De nos jours, l’Église n’a pas bonne presse. Il faut dire qu’il y a de quoi se défier de cette institution humaine, trop humaine, dans lesquels des ministres ont commis des actes scandaleux, répréhensibles et condamnables, en abusant de leur autorité sur des personnes plus jeunes ou plus fragiles. Les deux papes actuels, l’émérite Benoît XVI et François, ont mené et mènent encore un rude combat pour assainir la situation du clergé. François dénonce les dangers du cléricalisme, qui est loin d’être un fléau du passé, mais a tendance à revenir au galop dans certains milieux et chez certains jeunes prêtres.
Aujourd’hui, Jésus se présente comme un bon berger qui a souci de son troupeau. Il a vraiment le souci du bien-être des autres, il a mis toute sa vie au service des autres. Et puisque nous le confessons comme le Fils unique du Père, sa posture de berger n’est pas seulement celle d’un homme juste et respectueux des autres : c’est aussi, et avant tout, l’attitude du représentant de Dieu sur terre. Par ses mots et ses actes, il nous révèle le vrai visage du Père, qui nous aime avec tendresse, comme un vrai berger a le souci de ses brebis et veut leur bien. Mais, si l’image pastorale employée par les prophètes dénonce le comportement des chefs en Israël, la lettre aux Éphésiens élargit notre horizon, en nous rappelant qu’à côté d’Israël il y a aussi les païens. Or, tous les hommes sont créés par Dieu et aimés par lui, il réserve à tous un avenir de bonheur éternel auprès de lui. C’est pourquoi Jésus est présenté comme celui qui apporte la paix à tous les êtres humains, juifs et païens.
Ainsi nous est dessinée la feuille de route de l’Église. En tant que disciples de Jésus, nous sommes tous appelés à être missionnaires, rappelle le pape François. Non pas forcément pour nous planter aux carrefours des villes en proposant nos brochures, ni en visitant les maisons pour annoncer la Bonne Nouvelle, comme font certaines sectes. Mais pour que le moindre geste de notre vie quotidienne, la moindre parole qui s’échappe de nos lèvres, le moindre sourire qui illumine notre visage soit un témoignage authentique de l’amour de Dieu pour tous les êtres humains.

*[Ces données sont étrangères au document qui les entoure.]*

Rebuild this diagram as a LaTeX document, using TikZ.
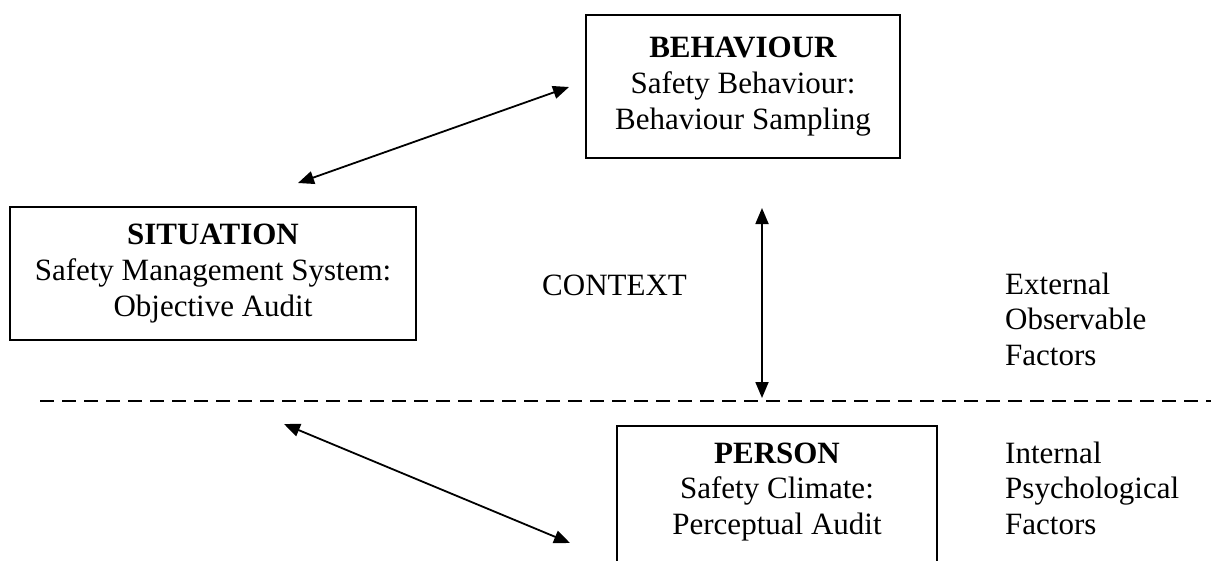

Dans l’évangile, Jésus est saisi de compassion pour des êtres en quête de berger. Mais sa réaction nous surprend, car il ne leur offre pas du pain pour leur corps, mais « il se met à les enseigner longuement » ! Certes, il sait bien que « ventre affamé n’a point d’oreilles », comme dit le proverbe. À des gens étranglés par la misère physique, il faut apporter la guérison ou le pain qui manque. Mais une faim plus grave encore menace le genre humain : le manque de sens, de bonheur, de confiance et d’espérance. Voilà ce que Jésus apporte aujourd’hui à la foule. La Parole de Dieu est un pain nourrissant pour l’âme, une parole de réconfort qui aide à vivre. En ce temps de vacances, sachons, frères et sœurs, nous rassasier nous-mêmes de la Parole de Dieu, et osons la partager avec celles et ceux qui nous entourent, dans le grand respect du secret de chacun. Amen.